Режиссёр — это человек, который выступает архитектором, конструирует человеческие отношения вне кадра и в кадре, который чувствует ответственность. Вплоть до того, что я вспоминаю, как в выходные дни я пытался выспаться, потому что съёмки были очень тяжёлыми, но Фёдор буквально врывался ко мне в комнату и говорил: «Ты не поймёшь цену выходного дня, если ты не поедешь с нами и не отоспишься на пляже. Не теряй это ощущение товарищества, общности, дружбы».
Большой успех «9 роты» в том, что там есть единение людей, которые увлечены процессом и снимают на тему, которая их волнует. Только в таких условиях картина может состояться. Без этих компонентов нельзя сделать хорошее кино.
Что касается Никиты Сергеевича, мне повезло, что я проводил с ним немало замечательных, памятных мне, дорогих вечеров. Никита Сергеевич рассказывал, как он снимал ту или иную свою картину. Увлечённый воспоминаниями о своей ВГИКовской жизни, он словно превращался не в ровесника даже, а в человека моложе меня, который с таким задором, с таким азартом, с горящими глазами рассказывал, словно переносясь в то время, как он получал образование, кем для него являлись такие люди, как Михаил Ромм, как он общался с Андреем Арсеньевичем Тарковским или со своим старшим братом Андреем Сергеевичем Кончаловским.
Слушать это было упоительно, и я вам хочу честно сказать: имеющий уши да услышит. Я говорю это в данном случае без религиозного контекста. У всех свой метод общения на площадке, и опыт, на мой взгляд, не передаётся — ты должен сам пройти свой путь. Но если ты наматываешь это на ус и пытаешься каким-то образом привносить чужой опыт, ты можешь получить многое от общения с людьми, которые прожили интересную жизнь.
Меня этому научили с самого детства. Когда у меня дома собирались гости, мне всегда разрешали сидеть за одним столом со старшими, слушать их, и мне было интересно. Вплоть до того, что родители мне всегда разрешали, даже являлись инициаторами того, чтобы я проводил время с их друзьями без их присутствия. И я понимал авторитет этих людей, понимал их работы (а это были замечательные режиссёры, художники), и если они мне делали замечание, я это принимал мгновенно, в то время как от родителей замечания уже порой скучновато было слушать.

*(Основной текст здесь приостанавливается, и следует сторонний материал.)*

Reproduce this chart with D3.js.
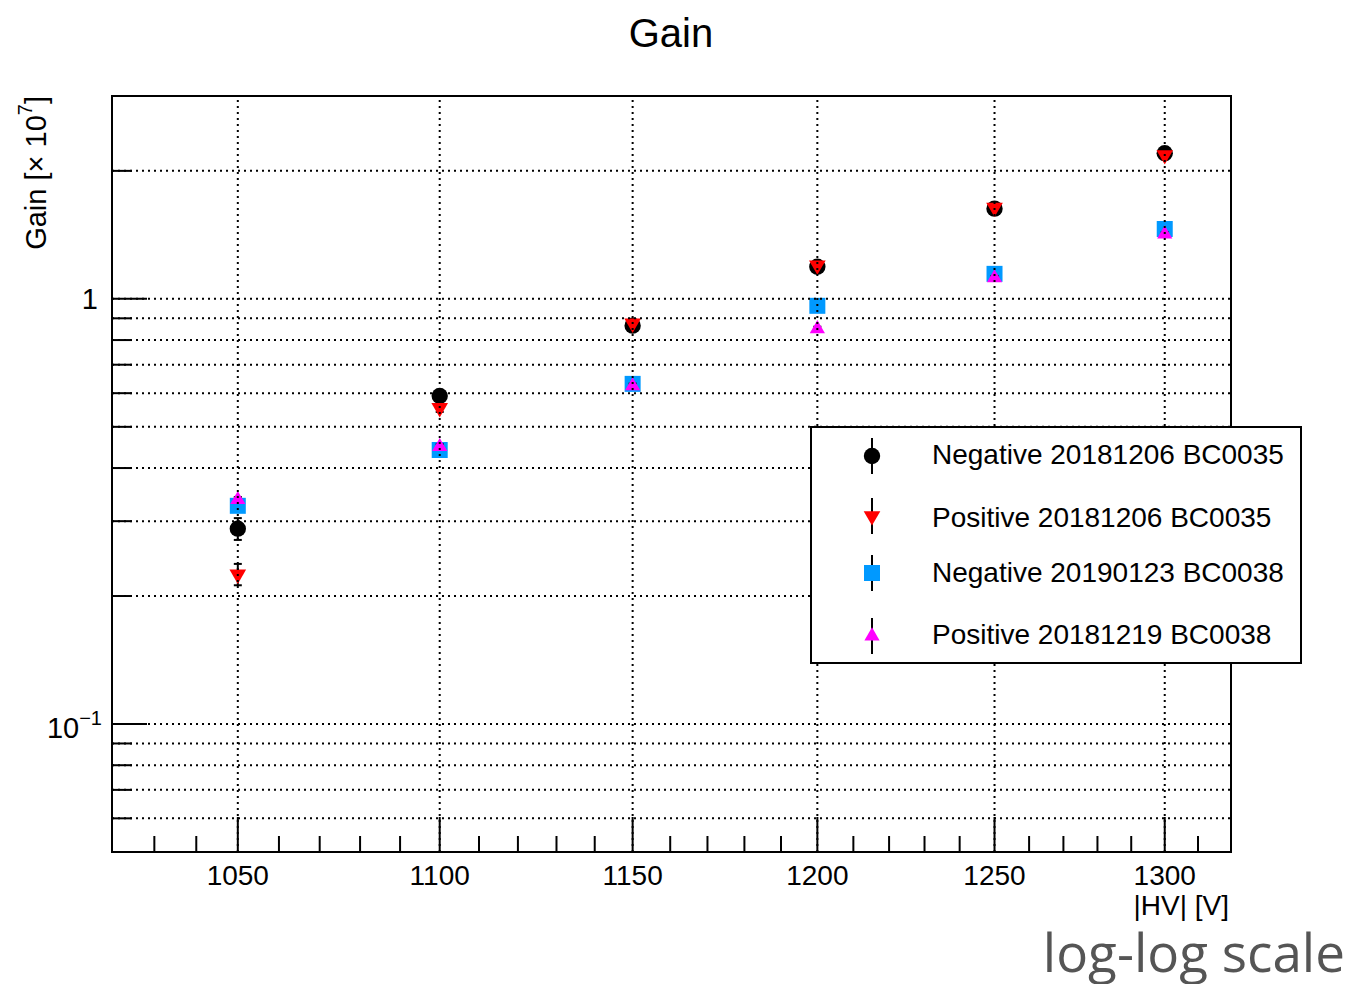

Я благодарен судьбе за то, что в моей жизни так случилось, что я работал с великолепными артистами, великими артистами, и имел счастье общаться с замечательными людьми.
- К слову о роли режиссёра и поведении на площадке. О вас говорят противоречивые вещи. Одни рассказывают, как вы накрывали для съёмочной группы шикарные «поляны», другие вспоминают, что вы могли вспылить из-за малейшей провинности, накричать на человека.
- Это азарт, это увлечённость. Ни один человек вам не скажет, что я холоден к процессу. Это для меня самое важное. Мне важно, что в центре должен быть артист, которого все обслуживают. Надо понимать, что очень тяжёло вот так раскрыться — фигурально выражаясь, «обнажиться» — даже перед съёмочной группой. Поэтому группа должна способствовать, помогать артисту. Если кто-то безобразничает, если кто-то разрушает атмосферу на площадке — безусловно, я это пресекаю. Но люди, которые со мной долго работают, они понимают эти правила, и принимают эти законы и обстоятельства.
А то, что говорят про столы накрытые, так я всегда пытаюсь после съёмочного дня собрать людей широким или малым составом, чтобы обсудить результаты сегодняшнего дня, кого-то похвалить, кого-то подбодрить, разобрать съёмочный день и приготовиться к следующему. Это, видимо, генетика, моя национальная черта — то, что мне комфортно за столом сидеть и долго обсуждать за бокалом вина наши планы.